AUGUST 23 - SEPTEMBER 27, 2025

Opening reception: Saturday, August 23rd, 6-9 p.m.
Panel discussion: Saturday, September 13th, 12 - 2 p.m.


The exhibition Affective Territories, Alternate Belongings showcases video and multi-media artworks from contemporary national and international artists whose current video production practice highlights technology as an extension of humankind and its desire to transcend corporeal identity.

The introduction of digital technologies and the rise of artificial intelligence have altered our understanding of belonging to a physical world and opened ways of existing in a new transhuman one. Belonging is no longer conflated with a place, a culture, or a generation.

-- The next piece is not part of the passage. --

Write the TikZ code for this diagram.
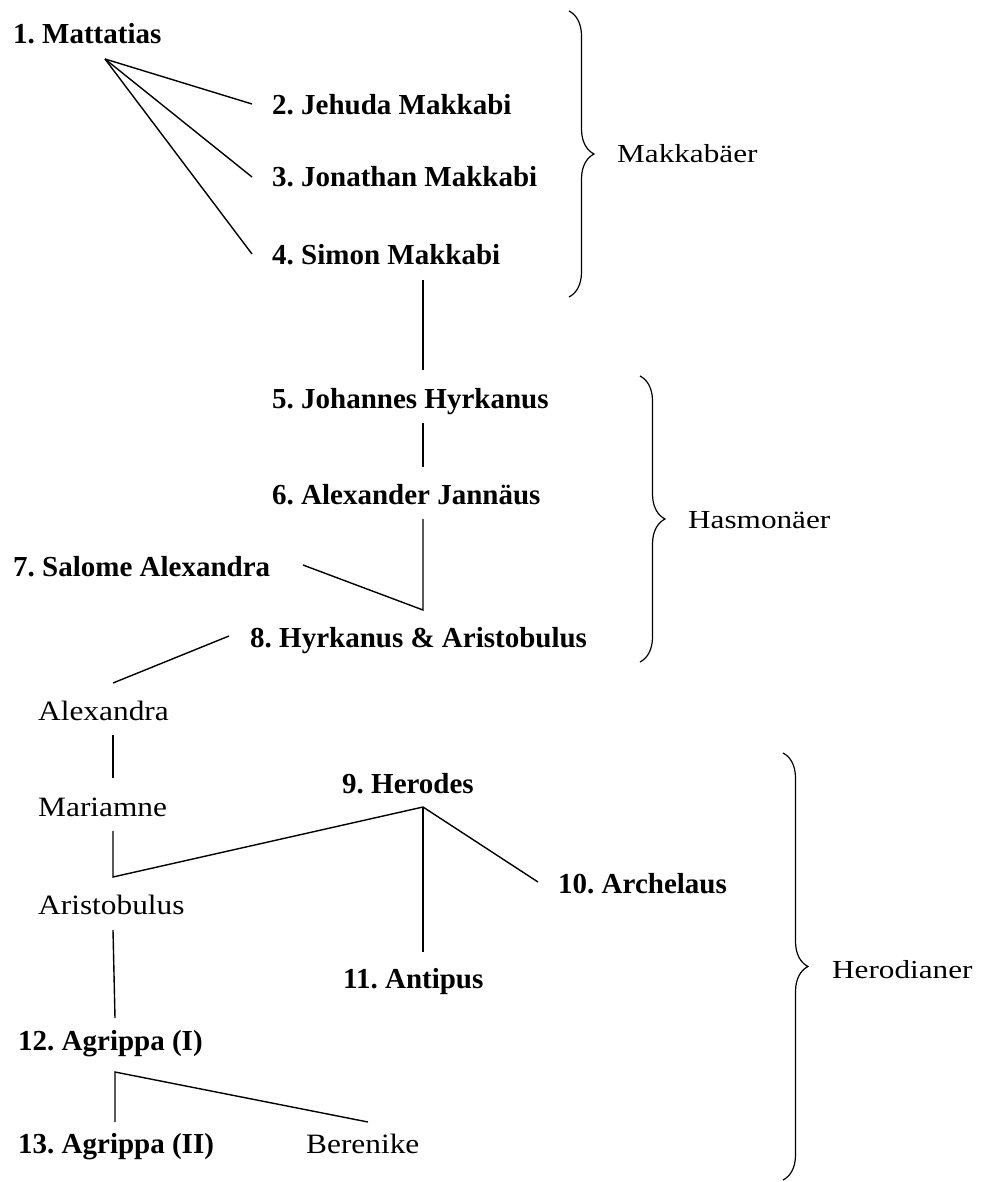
\documentclass[tikz,border=0pt]{standalone}
\usepackage{fontspec}
\setmainfont{Liberation Serif}
\newfontfamily\regfont[FakeStretch=1.12]{Liberation Serif}
\newfontfamily\grpfont[FakeStretch=1.2]{Liberation Serif}
\usetikzlibrary{decorations.pathreplacing}
\frenchspacing
\begin{document}
\begin{tikzpicture}[x=1pt,y=-1pt,
  person/.style={anchor=base west,inner sep=0pt,font=\fontsize{29}{34}\selectfont\bfseries\frenchspacing},
  relative/.style={anchor=base west,inner sep=0pt,font=\regfont\fontsize{28}{33}\selectfont},
  grouplabel/.style={anchor=base west,inner sep=0pt,font=\grpfont\fontsize{26}{31}\selectfont},
  link/.style={line width=1.4pt,line join=miter},
  groupbrace/.style={decorate,decoration={brace,amplitude=25pt},line width=1.2pt}]
\useasboundingbox (0,0) rectangle (987,1182);

% people
\node[person] (n1) at (13,44) {1. Mattatias};
\node[person] (n2) at (272,115) {2. Jehuda Makkabi};
\node[person] (n3) at (272,187) {3. Jonathan Makkabi};
\node[person] (n4) at (272,265) {4. Simon Makkabi};
\node[person] (n5) at (272,408) {5. Johannes Hyrkanus};
\node[person] (n6) at (272,504) {6. Alexander Jannäus};
\node[person] (n7) at (13,576) {7. Salome Alexandra};
\node[person] (n8) at (250,647) {8. Hyrkanus \& Aristobulus};
\node[relative] (alx) at (38,720) {Alexandra};
\node[relative] (mar) at (38,816) {Mariamne};
\node[relative] (ari) at (38,914) {Aristobulus};
\node[person] (n9) at (342,793) {9. Herodes};
\node[person] (n10) at (558,893) {10. Archelaus};
\node[person] (n11) at (343,988) {11. Antipus};
\node[person] (n12) at (18,1050) {12. Agrippa (I)};
\node[person] (n13) at (18,1153) {13. Agrippa (II)};
\node[relative] (ber) at (306,1153) {Berenike};

% group labels
\node[grouplabel] (g1) at (617,163) {Makkabäer};
\node[grouplabel] (g2) at (688,528) {Hasmonäer};
\node[grouplabel] (g3) at (832,978) {Herodianer};

% connector points
\coordinate (fan) at (105,59);
\coordinate (e2) at (252,104);
\coordinate (e3) at (252,177);
\coordinate (e4) at (252,254);
\coordinate (s4) at (423,280);
\coordinate (t5) at (423,370);
\coordinate (s5) at (423,423);
\coordinate (t6) at (423,467);
\coordinate (s6) at (423,519);
\coordinate (j8) at (423,610);
\coordinate (s7) at (303,565);
\coordinate (s8) at (229,636);
\coordinate (tAl) at (113,683);
\coordinate (sAl) at (113,735);
\coordinate (tMa) at (113,778);
\coordinate (sMa) at (113,831);
\coordinate (jAr) at (113,877);
\coordinate (h9) at (423,807);
\coordinate (t10) at (538,882);
\coordinate (t11) at (423,952);
\coordinate (sAr) at (113,930);
\coordinate (t12) at (115,1018);
\coordinate (f12) at (115,1072);
\coordinate (t13) at (115,1122);
\coordinate (tBe) at (368,1122);

% connectors
\draw[link] (fan) -- (e2);
\draw[link] (fan) -- (e3);
\draw[link] (fan) -- (e4);
\draw[link] (s4) -- (t5);
\draw[link] (s5) -- (t6);
\draw[link] (s7) -- (j8) -- (s6);
\draw[link] (s8) -- (tAl);
\draw[link] (sAl) -- (tMa);
\draw[link] (sMa) -- (jAr) -- (h9);
\draw[link] (h9) -- (t11);
\draw[link] (h9) -- (t10);
\draw[link] (sAr) -- (t12);
\draw[link] (t13) -- (f12) -- (tBe);

% braces
\coordinate (b1t) at (569,11);
\coordinate (b1b) at (569,297);
\coordinate (b2t) at (640,376);
\coordinate (b2b) at (640,662);
\coordinate (b3t) at (783,753);
\coordinate (b3b) at (783,1180);
\draw[groupbrace] (b1t) -- (b1b);
\draw[groupbrace] (b2t) -- (b2b);
\draw[groupbrace] (b3t) -- (b3b);
\end{tikzpicture}
\end{document}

Rather, it widens to include questions of what constitutes the human/non-human through our correspondence to objects and other species and the relationship between our digital avatars and our visceral, embodied experiences.

Many of the works in this project challenge this reality by presenting solitary humans, computer generated characters, or humans acting as video game protagonists, often all facing a hostile or alien environment. They ask us to slow down, urging us to explore the increasingly entangled, unbodied, and corporeal worlds we take turns inhabiting so we can create new territories of belonging and develop alternate affections.


PARTICIPATING ARTISTS: Allyson Packer and Jesse Fisher / United States, Camille Dumond/ Switzerland, Chrystele Nicot & Antoine Alesandrini / France, Holly Veselka / United States, Joe Harjo / United States, Laine Rettmer / United States, Margaret Noble / United States, Paul Moore / Northern Ireland (UK), Scott Massey / Canada, Sophie Dia Pegrum / British/American, Spencer Chang / United States, Woohee Cho / South Korea/ United States

This exhibition is curated and organized by Gioj De Marco and Elizabeth Withstandley of Prospect Art. The project is co-created by Prospect Art’s 2023/24 Curatorial Fellow, Prima Jalichandra Sakuntabhai, and Prospect Art’s 4th-WALL program manager, Pedro Inock.


PANEL DISCUSSION:
Otherworldiness- Alternate Belonging

Saturday, September 13, 2025 
12:00 noon to 2:00 p.m.

Through the videoworks of Camille Dumond, Margaret Noble, and Woohee Cho, co-curator Prima Sakuntabhai invites you to reflect with us on technology as a medium of melancholy and how we, humans, find our place in a world with which we are increasingly disconnected. 

Discussion themes include: Spaces marked by absence, desire, and longing: how does technology fulfill the lack caused by a deceased loved one, the destruction of the natural world, or an unmediated sense of self? Obsolescence of human emotions: inability to grieve, sense of inadequacy, inability to evolve, alienation from the natural world. Themes of self-surveillance and the surveillance of others, surveillance of the natural world.